Une ancienne élue de ma commune s'est rapprochée de son domicile dans une commune proche et s'est présentée lors des élections municipales de 2020. Je me dis alors que j'ai fait mon travail, en donnant envie à des femmes de participer à la vie politique au sein d'autres conseils municipaux. Cela est très encourageant et j'en parle en connaissance de cause car mes mandats ont été émaillés de projets difficiles à mener qui m'ont valu de nombreuses contrariétés, lesquelles n'auraient, selon moi, pas été infligées à un homme. J'ai vécu un mandat très compliqué de 2001 à 2008 mais en 2008, il ne manquait que 95 électeurs pour faire « carton plein ». L'équipe adverse nous diffamait sans cesse et les journaux nous insultaient. C'est là que nous avons constaté qu'un maire de terrain n'est qu'un simple maire et que même en allant au tribunal pour faire valoir nos droits, nous ne sommes pas grand-chose. Les électeurs nous ont cependant élus car ils ne voulaient pas travailler avec les personnes de l'équipe adverse. Mes collègues m'ont dit ensuite qu'ils n'auraient pas tenu le coup par rapport à tout ce que j'avais subi. Heureusement que j'avais une équipe soudée à mes côtés.
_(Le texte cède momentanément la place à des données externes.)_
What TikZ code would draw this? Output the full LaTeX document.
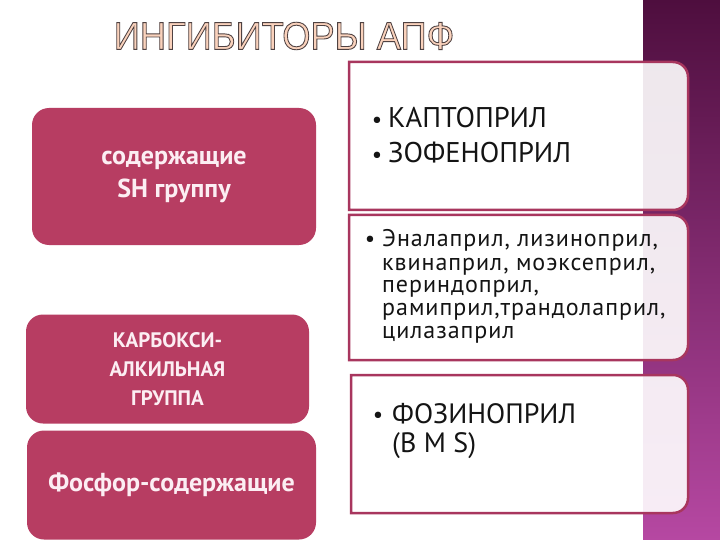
\documentclass[tikz,border=0pt]{standalone}
\usepackage{fontspec}
\setmainfont{PT Sans}
\newfontfamily\titlefont{Liberation Sans}
\newfontfamily\spacedfont[LetterSpace=4]{PT Sans}
\definecolor{rasp}{RGB}{183,61,98}
\definecolor{rborder}{RGB}{168,54,94}
\definecolor{striptop}{RGB}{78,14,62}
\definecolor{stripbot}{RGB}{182,72,162}
\definecolor{peach}{RGB}{250,210,188}
\definecolor{outl}{RGB}{80,66,66}
\definecolor{ltext}{RGB}{252,238,243}
\definecolor{dtext}{RGB}{20,20,20}
\newcommand\outlinetext[1]{{\color{peach}\special{pdf:literal direct 2 Tr 0.9 w 0.31 0.26 0.26 RG}#1\special{pdf:literal direct 0 Tr}}}
\tikzset{
  lbox/.style={fill=rasp, rounded corners=17pt, text=ltext, align=center, inner sep=0pt},
  rbox/.style={draw=rborder, line width=2.5pt, fill=white, fill opacity=0.9},
  rline/.style={text=dtext, anchor=base west, inner sep=0pt},
  rbul/.style={text=dtext, anchor=base, inner sep=0pt, font=\fontsize{23}{23}\selectfont},
  ttl/.style={font=\titlefont\fontsize{39}{39}\selectfont, inner sep=0pt},
}
\begin{document}
\begin{tikzpicture}[x=1pt,y=-1pt]
\useasboundingbox (0,0) rectangle (720,540);
\fill[white] (0,0) rectangle (720,540);
\shade[top color=striptop, bottom color=stripbot] (643,0) rectangle (720,540);

% title
\node[ttl] (title) at (284,36) {\scalebox{0.93}[1]{\outlinetext{ИНГИБИТОРЫ АПФ}}};

% left boxes
\node[lbox, minimum width=284pt, minimum height=137pt, font=\bfseries\fontsize{26}{33}\selectfont]
  (sh) at (174,176.5) {содержащие\\SH группу};
\node[lbox, minimum width=283pt, minimum height=109pt, font=\bfseries\fontsize{21}{29}\selectfont]
  (carb) at (167.5,369) {КАРБОКСИ-\\АЛКИЛЬНАЯ\\ГРУППА};
\node[lbox, minimum width=289pt, minimum height=109pt, font=\bfseries\fontsize{26}{26}\selectfont]
  (phos) at (171.5,485) {Фосфор-содержащие};

% right boxes
\draw[rbox] (349,62) -- (673,62) arc[start angle=-90,end angle=0,radius=15]
  -- (688,195) arc[start angle=0,end angle=90,radius=15] -- (349,210) -- cycle;
\draw[rbox] (349,215) -- (673,215) arc[start angle=-90,end angle=0,radius=15]
  -- (688,345) arc[start angle=0,end angle=90,radius=15] -- (349,360) -- cycle;
\draw[rbox] (351,375) -- (673,375) arc[start angle=-90,end angle=0,radius=15]
  -- (688,498) arc[start angle=0,end angle=90,radius=15] -- (351,513) -- cycle;

% box 1 text
\begin{scope}[font=\fontsize{28.5}{28.5}\selectfont]
\node[rbul] (b1a) at (377,128) {•};
\node[rline] (t1a) at (388,128) {КАПТОПРИЛ};
\node[rbul] (b1b) at (377,163) {•};
\node[rline] (t1b) at (388,163) {ЗОФЕНОПРИЛ};
\end{scope}

% box 2 text
\begin{scope}[font=\spacedfont\fontsize{24}{24}\selectfont]
\node[rbul] (b2) at (370,246) {•};
\node[rline] (t2a) at (382,247) {Эналаприл, лизиноприл,};
\node[rline] (t2b) at (382,270) {квинаприл, моэксеприл,};
\node[rline] (t2c) at (382,292) {периндоприл,};
\node[rline] (t2d) at (382,315) {рамиприл,трандолаприл,};
\node[rline] (t2e) at (382,338) {цилазаприл};
\end{scope}

% box 3 text
\begin{scope}[font=\fontsize{28}{28}\selectfont]
\node[rbul] (b3) at (378,422) {•};
\node[rline] (t3a) at (392,423) {ФОЗИНОПРИЛ};
\node[rline] (t3b) at (392,452) {(B M S)};
\end{scope}
\end{tikzpicture}
\end{document}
Un dernier point, le statut est vraiment primordial. Ma commune n'est pas soumise à la parité pour ces élections et j'ai quand même plus de femmes que d'hommes dans mon exécutif ; je n'ai qu'un seul homme adjoint. Mon ex-première adjointe m'avait indiqué, avant les dernières élections, qu'elle resterait conseillère mais qu'elle ne serait plus ma première adjointe car cela était compliqué au niveau de son travail et de sa vie familiale - elle a encore des enfants en bas-âge. J'assume toutes mes fonctions dont celle de vice-présidente de la communauté de communes, entourée d'hommes. Lors de ce mandat, le président a voulu mettre en place un bureau exécutif avec l'ensemble des maires, contrairement au mandat précédent au cours duquel le bureau était uniquement composé d'hommes et était très difficile à gérer en raison de relations compliquées et de problèmes d'ego. Le président actuel a souhaité nommer chacun des maires vice-président mais cela reste compliqué car les hommes, lorsqu'ils sont en désaccord avec le président, n'osent pas l'affronter.